On your next round I handed you the birthday card I’d picked up at the dollar store. I used to be so careful with your cards, picking up first one, then another, maybe making a special trip to that midtown store that has enough choices to keep one busy for hours. I looked for the perfect picture, the perfect message, then took great care in the note I added on the inside. I know you used to do that, too. Today I grabbed something colorful that said “Happy Birthday,” added a quick “Love, Marilyn,” sealed the envelope and wrote your name on the front.
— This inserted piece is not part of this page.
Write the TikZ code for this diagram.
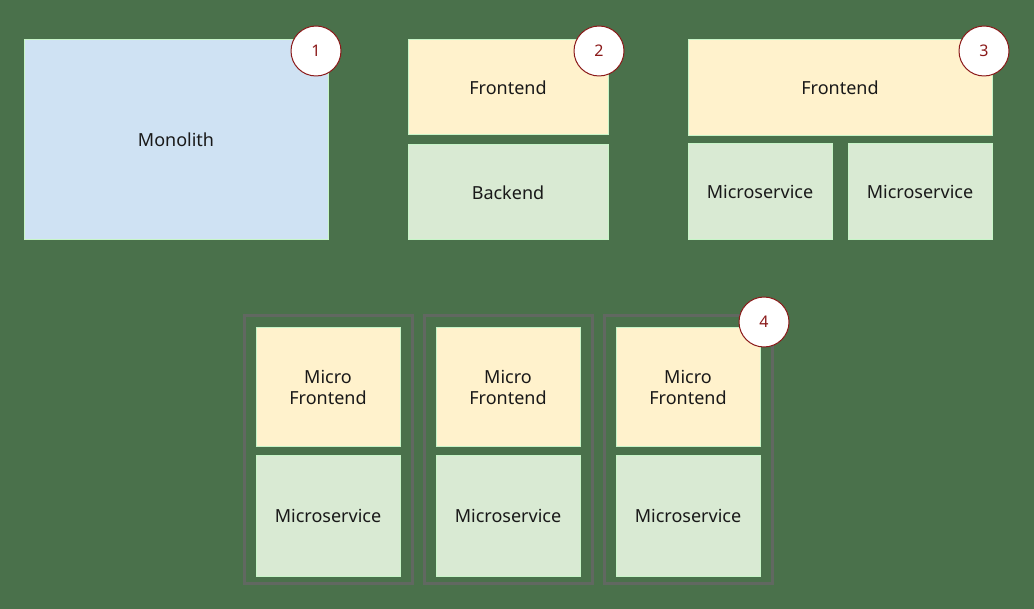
\documentclass[tikz,border=0pt]{standalone}
\usepackage{fontspec}
\setmainfont{Noto Sans}
\definecolor{bggreen}{HTML}{4A714B}
\definecolor{edgegreen}{HTML}{C8F5C8}
\definecolor{monoblue}{HTML}{CFE2F3}
\definecolor{feyellow}{HTML}{FFF2CC}
\definecolor{msgreen}{HTML}{D9EAD3}
\definecolor{framegray}{HTML}{616861}
\definecolor{numred}{HTML}{8B1A1A}
\begin{document}
\begin{tikzpicture}[x=1pt,y=-1pt,
	box/.style={draw=edgegreen, line width=1pt, inner sep=0pt, align=center, text=black!90, font=\fontsize{18}{21.5}\selectfont},
	mono/.style={box, fill=monoblue},
	fe/.style={box, fill=feyellow},
	ms/.style={box, fill=msgreen},
	frame/.style={draw=framegray, line width=3pt, inner sep=0pt, minimum width=168pt, minimum height=267pt},
	num/.style={circle, draw=numred, fill=white, line width=1pt, minimum size=50pt, inner sep=0pt, text=numred, font=\fontsize{16}{18}\selectfont}]

	\fill[bggreen] (0,0) rectangle (1034,609);

	% 1
	\node[mono, minimum width=304pt, minimum height=200pt] (monolith) at (176,140) {Monolith};
	\node[num] (n1) at (316,51) {1};

	% 2
	\node[fe, minimum width=200pt, minimum height=95pt] (fe2) at (508,87.5) {Frontend};
	\node[ms, minimum width=200pt, minimum height=95pt] (be2) at (508,192.5) {Backend};
	\node[num] (n2) at (599,51) {2};

	% 3
	\node[fe, minimum width=304pt, minimum height=96pt] (fe3) at (840,88) {Frontend};
	\node[ms, minimum width=144pt, minimum height=96pt] (ms3a) at (760,192) {Microservice};
	\node[ms, minimum width=144pt, minimum height=96pt] (ms3b) at (920,192) {Microservice};
	\node[num] (n3) at (984,51) {3};

	% 4
	\node[frame] (col1) at (328,449.5) {};
	\node[fe, minimum width=144pt, minimum height=119pt] (mfe1) at (328,387.5) {Micro\\Frontend};
	\node[ms, minimum width=144pt, minimum height=120pt] (ms41) at (328,516) {Microservice};

	\node[frame] (col2) at (508,449.5) {};
	\node[fe, minimum width=144pt, minimum height=119pt] (mfe2) at (508,387.5) {Micro\\Frontend};
	\node[ms, minimum width=144pt, minimum height=120pt] (ms42) at (508,516) {Microservice};

	\node[frame] (col3) at (688,449.5) {};
	\node[fe, minimum width=144pt, minimum height=119pt] (mfe3) at (688,387.5) {Micro\\Frontend};
	\node[ms, minimum width=144pt, minimum height=120pt] (ms43) at (688,516) {Microservice};
	\node[num] (n4) at (764,322) {4};
\end{tikzpicture}
\end{document}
On your third round I gave you an enthusiastic “happy birthday” and handed you the card. You opened half the envelope, set it on the hallway table, took another bite of your cookie and continued your incessant trajectory. Next round you picked up the card, opened the envelope the rest of the way, left it on the table, picked up the remains of one of the cookies, set it on a shelf on the way back through, etc., etc., etc. Tedious, isn’t it? Tedious to write about. Tedious to read about. How much more tedious must it be for you?
I don’t spend much time wishing, and my wishes aren’t big. But I do wish you could sit still long enough for me to sit next to you on the couch and tell you I’ve done the best I can, and that I’ll be watching out for your care and comfort for the duration.
I know these letters are fruitless, but maybe as looping is your compulsion, writing to the now nonexistent you is mine.